Manny Ramirez is the true MVP if baseball aficionados across the nation abide by this definition come voting time. He has already won Player-of-the-Month for August and is well on track for a September repeat. Are they going to argue against his case because he mashed the ball in both the American and National League and therefore cannot win a ‘league’ MVP in only two months of work? Every naysayer that will document the stated along with Ramirez’s cancerous approach that resulted in the trade from Boston to Tinsel town – plus his inadequate defense – as reasons for voting for another qualified slugger, should remember this: You voted for Barry Bonds as MVP for four consecutive years (2001-2004).

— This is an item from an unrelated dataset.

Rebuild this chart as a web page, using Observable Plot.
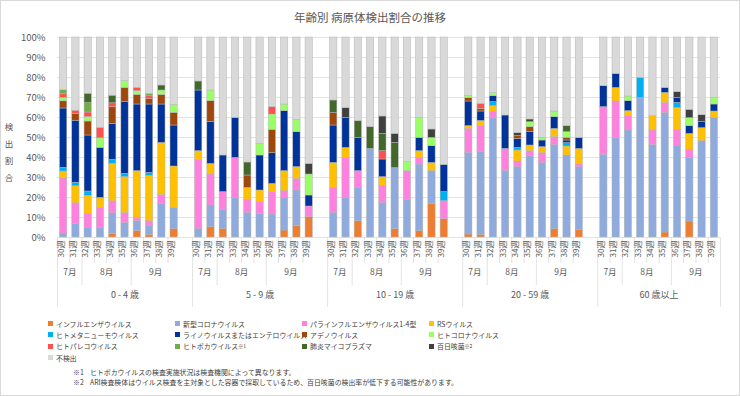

If Ramirez doesn’t win, the Dodgers will be jipped once again, deprived of an MVP ala Kirk Gibson in 1988. The memory is still fresh of how Bonds ripped his final trophy away from a Gibson-like onslaught in Adrian Beltre, the former Dodgers’ third baseman who carried the 2004 Dodgers on one leg.
Ramirez has been the ultimate catalyst for the Dodgers’ success in the second half of the season, turning a two-game deficit into first place in the National League West division with five games left to play. He has showcased professionalism in his approach to the game, distancing himself from the ‘Manny being Manny’ mantra we had been accustomed to, albeit perhaps in hopes of inking one big, fat, final contract before he retires. By October, Ramirez will have bought enough time for the injured Rafael Furcal and Takashi Saito to return to their All-Star forms and made general manager Ned Colletti a very credible man despite his disastrous r’eacute;sum’eacute; over the last two seasons.

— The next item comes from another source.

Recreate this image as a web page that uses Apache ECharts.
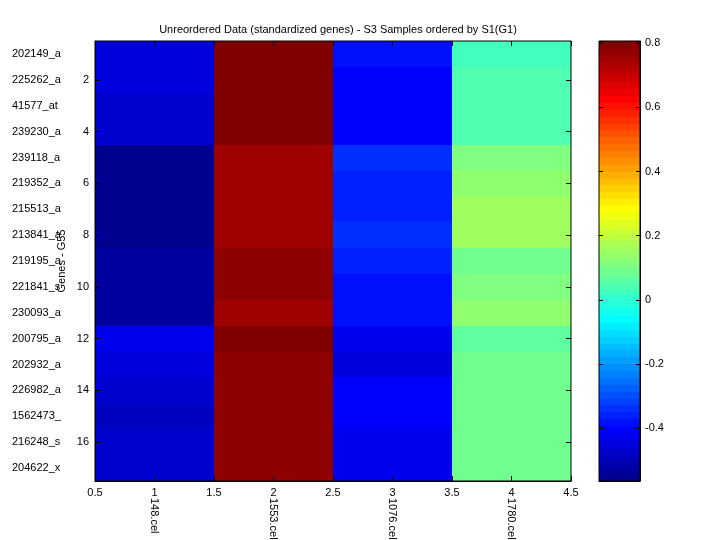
<!DOCTYPE html>
<html>
<head>
<meta charset="utf-8">
<script src="https://cdn.jsdelivr.net/npm/echarts@6/dist/echarts.min.js"></script>
<style>
  html, body { margin: 0; padding: 0; background: #fff; }
  #chart { width: 720px; height: 540px; }
</style>
</head>
<body>
<div id="chart"></div>
<script>
// genes (rows, top to bottom) and samples (columns)
var genes = ['202149_a', '225262_a', '41577_at', '239230_a', '239118_a', '219352_a',
  '215513_a', '213841_a', '219195_a', '221841_s', '230093_a', '200795_a', '202932_a',
  '226982_a', '1562473_', '216248_s', '204622_x'];
var samples = ['148.cel', '1553.cel', '1076.cel', '1780.cel'];

// standardized values, one array per sample column
var col148 = [-0.446, -0.450, -0.465, -0.470, -0.548, -0.552, -0.565, -0.558, -0.530,
  -0.527, -0.535, -0.420, -0.445, -0.466, -0.488, -0.472, -0.468];
var col1553 = [0.807, 0.799, 0.795, 0.801, 0.752, 0.756, 0.750, 0.748, 0.772,
  0.776, 0.758, 0.803, 0.770, 0.774, 0.778, 0.771, 0.769];
var col1076 = [-0.384, -0.405, -0.402, -0.408, -0.338, -0.362, -0.358, -0.342, -0.357,
  -0.380, -0.386, -0.425, -0.441, -0.400, -0.398, -0.428, -0.422];
var col1780 = [0.025, 0.047, 0.044, 0.049, 0.108, 0.131, 0.152, 0.155, 0.088,
  0.112, 0.134, 0.068, 0.090, 0.087, 0.091, 0.085, 0.089];
var columns = [col148, col1553, col1076, col1780];

var FONT = 'Liberation Sans, Arial, Helvetica, sans-serif';

// matlab jet(64)
function jetMap(n) {
  var m = Math.ceil(n / 4);
  var u = [];
  for (var i = 1; i <= m; i++) u.push(i / m);
  for (i = 1; i < m; i++) u.push(1);
  for (i = m; i >= 1; i--) u.push(i / m);
  var off = Math.ceil(m / 2) - (n % 4 === 1 ? 1 : 0);
  var rgb = [];
  for (i = 0; i < n; i++) rgb.push([0, 0, 0]);
  var gIdx = [], rIdx = [], bIdx = [];
  for (i = 1; i <= u.length; i++) {
    var g = off + i;
    if (g <= n) gIdx.push(g);
    if (g + m <= n) rIdx.push(g + m);
    if (g - m >= 1) bIdx.push(g - m);
  }
  rIdx.forEach(function (r, k) { rgb[r - 1][0] = u[k]; });
  gIdx.forEach(function (g, k) { rgb[g - 1][1] = u[k]; });
  bIdx.forEach(function (b, k) { rgb[b - 1][2] = u[u.length - bIdx.length + k]; });
  return rgb.map(function (c) {
    return 'rgb(' + c.map(function (v) { return Math.round(v * 255); }).join(',') + ')';
  });
}
var jet = jetMap(64);

var cmin = Infinity, cmax = -Infinity;
columns.forEach(function (c) {
  c.forEach(function (v) { cmin = Math.min(cmin, v); cmax = Math.max(cmax, v); });
});
var step = (cmax - cmin) / 64;

var heatData = [];
columns.forEach(function (c, x) {
  c.forEach(function (v, y) { heatData.push([x, y, v]); });
});

var pieces = jet.map(function (color, i) {
  var p = { gte: cmin + i * step, lt: cmin + (i + 1) * step, color: color };
  if (i === 63) { delete p.lt; p.lte = cmax + 1e-9; }
  return p;
});

var barData = jet.map(function (color, i) {
  return ['bar', cmin + i * step, cmin + (i + 1) * step, i];
});

var rowNums = genes.map(function (g, i) { return String(i + 1); });
var evenRow = function (i) { return (i + 1) % 2 === 0; };

function labelStyle(extra) {
  return Object.assign({ show: true, color: '#000', fontFamily: FONT, fontSize: 11 }, extra || {});
}
function blackLine(show) {
  return { show: show, onZero: false, lineStyle: { color: '#000', width: 1 } };
}
function tickOut(len, extra) {
  return Object.assign({ show: true, inside: false, length: len,
    lineStyle: { color: '#000', width: 1 } }, extra || {});
}
// matlab ticks point into the box: an axis pulled in by `len` with outward ticks
function tickAxis(base, len, tickExtra) {
  return Object.assign({
    offset: -len, z: 10, zlevel: 1,
    splitLine: { show: false }, axisLine: blackLine(false),
    axisTick: tickOut(len, tickExtra), axisLabel: { show: false }
  }, base);
}

// snapped rect so neighbouring cells don't leave seams
function snapRect(x0, y0, x1, y1) {
  var l = Math.round(Math.min(x0, x1)), r = Math.round(Math.max(x0, x1));
  var t = Math.round(Math.min(y0, y1)), b = Math.round(Math.max(y0, y1));
  return { x: l, y: t, width: r - l, height: b - t };
}

var chart = echarts.init(document.getElementById('chart'));
chart.setOption({
  animation: false,
  backgroundColor: '#fff',
  title: {
    text: 'Unreordered Data (standardized genes) - S3 Samples ordered by S1(G1)',
    left: 333,
    textAlign: 'center',
    top: 19,
    textStyle: { fontFamily: FONT, fontSize: 11, fontWeight: 'normal', color: '#000' }
  },
  grid: [
    { left: 95, top: 41, width: 476, height: 440, show: true, z: 10, outerBoundsMode: 'none',
      containLabel: false, borderColor: '#000', borderWidth: 1, backgroundColor: 'transparent' },
    { left: 599, top: 41, width: 41, height: 440, show: true, z: 10, outerBoundsMode: 'none',
      containLabel: false, borderColor: '#000', borderWidth: 1, backgroundColor: 'transparent' }
  ],
  xAxis: [
    { type: 'category', gridIndex: 0, position: 'bottom', data: samples, z: 10,
      axisLine: blackLine(false), axisTick: { show: false },
      axisLabel: labelStyle({ rotate: -90, margin: 17 }) },
    { type: 'value', gridIndex: 0, position: 'bottom', min: 0.5, max: 4.5, interval: 0.5, z: 10,
      splitLine: { show: false }, axisLine: blackLine(true), axisTick: { show: false },
      axisLabel: labelStyle({ margin: 6 }) },
    tickAxis({ type: 'value', gridIndex: 0, position: 'bottom', min: 0.5, max: 4.5, interval: 0.5 }, 5),
    tickAxis({ type: 'value', gridIndex: 0, position: 'top', min: 0.5, max: 4.5, interval: 0.5 }, 5),
    { type: 'category', gridIndex: 1, position: 'bottom', data: ['bar'], z: 10,
      axisLine: blackLine(true), axisTick: { show: false }, axisLabel: { show: false } }
  ],
  yAxis: [
    { type: 'category', gridIndex: 0, position: 'left', inverse: true, data: genes, z: 10,
      axisLine: blackLine(false), axisTick: { show: false },
      axisLabel: labelStyle({ align: 'left', margin: 83, interval: 0 }),
      name: 'Genes - G55', nameLocation: 'middle', nameGap: 28, nameRotate: 90,
      nameMoveOverlap: false,
      nameTextStyle: { fontFamily: FONT, fontSize: 11, color: '#000' } },
    { type: 'category', gridIndex: 0, position: 'left', inverse: true, z: 10, data: rowNums,
      axisLine: blackLine(true), axisTick: { show: false },
      axisLabel: labelStyle({ interval: evenRow, margin: 6 }) },
    tickAxis({ type: 'category', gridIndex: 0, position: 'left', inverse: true, data: rowNums }, 5,
      { alignWithLabel: true, interval: evenRow }),
    tickAxis({ type: 'category', gridIndex: 0, position: 'right', inverse: true, data: rowNums }, 5,
      { alignWithLabel: true, interval: evenRow }),
    { type: 'value', gridIndex: 1, position: 'right', min: cmin, max: cmax, splitNumber: 7, z: 10,
      splitLine: { show: false }, axisLine: blackLine(true), axisTick: { show: false },
      axisLabel: labelStyle({ margin: 5, showMinLabel: false, showMaxLabel: false }) },
    tickAxis({ type: 'value', gridIndex: 1, position: 'right', min: cmin, max: cmax, splitNumber: 7 }, 4),
    tickAxis({ type: 'value', gridIndex: 1, position: 'left', min: cmin, max: cmax, splitNumber: 7 }, 4)
  ],
  visualMap: {
    type: 'piecewise',
    show: false,
    seriesIndex: 0,
    dimension: 2,
    pieces: pieces
  },
  series: [
    {
      type: 'custom',
      xAxisIndex: 0,
      yAxisIndex: 0,
      z: 0,
      data: heatData,
      encode: { x: 0, y: 1 },
      renderItem: function (params, api) {
        var c = api.coord([api.value(0), api.value(1)]);
        var s = api.size([1, 1]);
        return {
          type: 'rect',
          shape: snapRect(c[0] - s[0] / 2, c[1] - s[1] / 2, c[0] + s[0] / 2, c[1] + s[1] / 2),
          style: { fill: api.visual('color') }
        };
      }
    },
    {
      type: 'custom',
      xAxisIndex: 4,
      yAxisIndex: 4,
      z: 0,
      data: barData,
      encode: { x: 0, y: [1, 2] },
      renderItem: function (params, api) {
        var lo = api.coord([api.value(0), api.value(1)]);
        var hi = api.coord([api.value(0), api.value(2)]);
        var w = api.size([1, 0])[0];
        return {
          type: 'rect',
          shape: snapRect(lo[0] - w / 2, lo[1], hi[0] + w / 2, hi[1]),
          style: { fill: jet[api.value(3)] }
        };
      }
    }
  ]
});
</script>
</body>
</html>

Under Ramirez, Andre Ethier has raised his batting average (BA) 27 points, hitting almost half of his 20 homeruns in his presence. James Loney has knocked in 27 runs. Jeff Kent was hitting .343, his highest percentage at any point this season, until he injured his knee. And the cherry: Juan Pierre hit a home run!
As far as Ramirez goes, his numbers speak volumes. No need to magnify his .400/16/49 (BA/HR/RBI) with the Dodgers and .332/36/117 overall.
In recent weeks, Dodgers’ manager Joe Torre has summed it up best: ‘Manny has certainly made a difference on our club,’ he said. ‘If we get to the postseason (it’s because he helped). We certainly wouldn’t have made it without him. If we get this done, he certainly would be a major influence on it.’
But Torre realizes Ramirez has been a contributor only on a part-time basis, so he added: ‘I don’t think (MVP is) going to happen. It depends on whatever interpretation of the MVP award is.’
Will baseball purists dissect this package and vouch for a player who has single-handedly turned over a team, a league and the city in the most crucial two-month stage of a season, or will they vote for Ryan Howard? We’d hate to say it’s just ‘voters being voters.’